SITA emphasises customer experience

SITA has published the 2023 Passenger IT Insights report, which found that, as demand for travel increased post-pandemic, customers have had more disrupted travel experiences due to lingering shortages of airline and airport staff and resources.

It found that over half the passenger survey respondents encountered flight delays and cancellations, highlighting the negative impact this has on their travel experience. Due to this, one third of the respondents reported feeling anxious during the booking stage of their journey.

As a result, passengers are relying more on technology to optimise every aspect of their travel experience, including to address difficult points in the airport journey, to support air transport sustainability and to streamline intermodal travel.

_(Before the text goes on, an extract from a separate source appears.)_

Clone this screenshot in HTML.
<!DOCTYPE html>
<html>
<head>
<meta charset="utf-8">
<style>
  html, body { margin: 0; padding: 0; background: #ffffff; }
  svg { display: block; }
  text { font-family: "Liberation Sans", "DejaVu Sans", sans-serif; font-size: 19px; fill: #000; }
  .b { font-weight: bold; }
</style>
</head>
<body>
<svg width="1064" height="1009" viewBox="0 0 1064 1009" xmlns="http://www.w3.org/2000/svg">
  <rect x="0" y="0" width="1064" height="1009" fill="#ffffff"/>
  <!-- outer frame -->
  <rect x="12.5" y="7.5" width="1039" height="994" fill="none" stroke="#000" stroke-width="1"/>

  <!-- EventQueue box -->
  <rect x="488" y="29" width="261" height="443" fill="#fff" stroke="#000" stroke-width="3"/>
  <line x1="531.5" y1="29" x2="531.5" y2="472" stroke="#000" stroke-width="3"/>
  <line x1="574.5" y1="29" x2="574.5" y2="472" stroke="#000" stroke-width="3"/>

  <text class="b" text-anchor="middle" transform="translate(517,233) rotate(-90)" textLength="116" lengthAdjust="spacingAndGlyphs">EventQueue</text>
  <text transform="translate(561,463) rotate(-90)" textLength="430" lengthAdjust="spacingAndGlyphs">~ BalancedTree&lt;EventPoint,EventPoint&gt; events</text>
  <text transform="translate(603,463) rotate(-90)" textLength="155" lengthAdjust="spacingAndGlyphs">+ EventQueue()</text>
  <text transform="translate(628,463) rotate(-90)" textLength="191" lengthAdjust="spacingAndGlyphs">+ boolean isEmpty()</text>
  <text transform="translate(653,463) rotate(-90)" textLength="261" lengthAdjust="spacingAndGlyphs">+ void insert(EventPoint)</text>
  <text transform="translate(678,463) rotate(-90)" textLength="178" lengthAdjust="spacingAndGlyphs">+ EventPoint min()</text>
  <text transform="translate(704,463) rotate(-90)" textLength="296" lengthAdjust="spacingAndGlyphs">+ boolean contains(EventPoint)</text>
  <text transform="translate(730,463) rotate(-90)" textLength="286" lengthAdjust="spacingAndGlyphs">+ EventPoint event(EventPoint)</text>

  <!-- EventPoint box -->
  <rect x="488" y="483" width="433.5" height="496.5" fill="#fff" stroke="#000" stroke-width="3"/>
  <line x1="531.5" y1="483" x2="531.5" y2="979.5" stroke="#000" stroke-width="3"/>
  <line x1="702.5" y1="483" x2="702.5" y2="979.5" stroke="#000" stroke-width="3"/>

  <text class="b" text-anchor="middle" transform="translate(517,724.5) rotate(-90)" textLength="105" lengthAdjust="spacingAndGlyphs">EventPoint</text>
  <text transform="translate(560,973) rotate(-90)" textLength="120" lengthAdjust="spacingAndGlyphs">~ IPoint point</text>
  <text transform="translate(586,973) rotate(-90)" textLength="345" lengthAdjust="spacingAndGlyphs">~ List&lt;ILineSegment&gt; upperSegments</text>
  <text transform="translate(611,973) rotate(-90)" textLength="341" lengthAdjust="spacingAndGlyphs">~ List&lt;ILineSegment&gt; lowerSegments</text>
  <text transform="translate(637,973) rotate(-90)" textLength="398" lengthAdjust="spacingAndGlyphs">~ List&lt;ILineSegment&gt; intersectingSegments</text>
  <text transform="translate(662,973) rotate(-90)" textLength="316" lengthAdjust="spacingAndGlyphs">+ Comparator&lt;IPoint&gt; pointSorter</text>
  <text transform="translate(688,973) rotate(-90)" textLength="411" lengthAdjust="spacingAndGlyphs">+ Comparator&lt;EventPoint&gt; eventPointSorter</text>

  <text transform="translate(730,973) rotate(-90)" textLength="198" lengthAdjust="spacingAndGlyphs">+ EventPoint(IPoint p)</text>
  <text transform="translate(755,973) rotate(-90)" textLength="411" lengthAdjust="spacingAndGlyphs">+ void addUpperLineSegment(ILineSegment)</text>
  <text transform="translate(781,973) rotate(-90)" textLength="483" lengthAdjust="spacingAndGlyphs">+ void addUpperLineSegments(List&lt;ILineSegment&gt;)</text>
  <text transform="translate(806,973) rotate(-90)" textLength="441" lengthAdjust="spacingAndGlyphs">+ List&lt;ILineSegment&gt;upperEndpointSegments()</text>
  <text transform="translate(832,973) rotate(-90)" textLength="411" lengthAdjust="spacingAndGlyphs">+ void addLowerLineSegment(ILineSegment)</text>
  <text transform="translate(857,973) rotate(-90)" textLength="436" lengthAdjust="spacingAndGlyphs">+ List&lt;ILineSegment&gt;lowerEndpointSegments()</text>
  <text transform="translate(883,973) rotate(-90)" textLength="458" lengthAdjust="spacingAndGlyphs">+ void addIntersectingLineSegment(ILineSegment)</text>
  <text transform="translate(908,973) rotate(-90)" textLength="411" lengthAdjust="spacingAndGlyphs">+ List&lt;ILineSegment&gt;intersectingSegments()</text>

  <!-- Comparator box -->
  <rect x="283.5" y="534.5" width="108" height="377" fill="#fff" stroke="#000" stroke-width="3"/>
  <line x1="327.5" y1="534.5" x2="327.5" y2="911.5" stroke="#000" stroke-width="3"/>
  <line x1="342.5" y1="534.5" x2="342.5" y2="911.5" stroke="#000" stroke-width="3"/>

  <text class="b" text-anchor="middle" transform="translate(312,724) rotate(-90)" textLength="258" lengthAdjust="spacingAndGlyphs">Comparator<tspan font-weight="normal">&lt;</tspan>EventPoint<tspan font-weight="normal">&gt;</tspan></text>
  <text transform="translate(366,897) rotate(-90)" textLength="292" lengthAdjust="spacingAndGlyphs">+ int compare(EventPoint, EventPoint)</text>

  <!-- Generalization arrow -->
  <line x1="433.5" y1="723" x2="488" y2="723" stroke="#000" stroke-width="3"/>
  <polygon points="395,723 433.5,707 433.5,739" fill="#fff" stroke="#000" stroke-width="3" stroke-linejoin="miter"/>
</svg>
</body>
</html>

This includes increased usage of mobile technology to remotely control the journey as applications have emerged to boost usage across bookings, and make check-in, access dwell time, boarding time and baggage collection more efficient. One fifth of the respondents reported that they would use pre-arrival automated check-in systems to maximise the efficiency of their trips and to ensure their documents were sufficient to pass border checks.

These disruptions have made passengers more open to adopting modern technology, including biometric identification technology to make airport experiences frictionless. In 2022, respondents’ comfort levels with biometric technology averaged 7,26 out of 10, however this year the comfort level average increased to 7,36.

The report found that new technologies used to support sustainability were the number-one initiative passengers would value most for both airlines (64%) and airports (62%). Sustainability’s prioritisation has increased from about 50% in 2022. Technologies include flight path optimisation to reduce fuel burn by airlines, and tools that monitor data on environmental performance to reduce emissions at the airport.

Furthermore, as awareness around sustainability grows, the demand for integrated intermodal transportation technology has grown, with 76% of respondents expecting to have trips that require multiple modes of transport. Due to this, interest in technology streamlining this experience across the entire journey door-to-door has increased, with passengers seeing intermodal as a new realm of travel that technology has the power to optimise with greater automation.

One-third of respondents expressed interest in being able to drop their bags at their journey start point and have them arrive at their end destination, and nearly one-third would like to see travel operators co-ordinate when disruptions occurred and respond with necessary changes.

“When planning travel, cost is just one of the factors affecting travellers’ willingness to book flights. Experience at the airport has become fundamental to passengers’ decision making, and travellers are telling the industry loud and clear: the more they are subjected to clunky and inefficient processes, the more likely they are to consider other options,” said David Lavorel, SITA CEO. “Passengers are pointing to a clear way forward for the industry: now more than ever they recognise smart technologies as key to streamlining travel while reducing its environmental impacts, both for air travel alone and for the broader intermodal ecosystem.”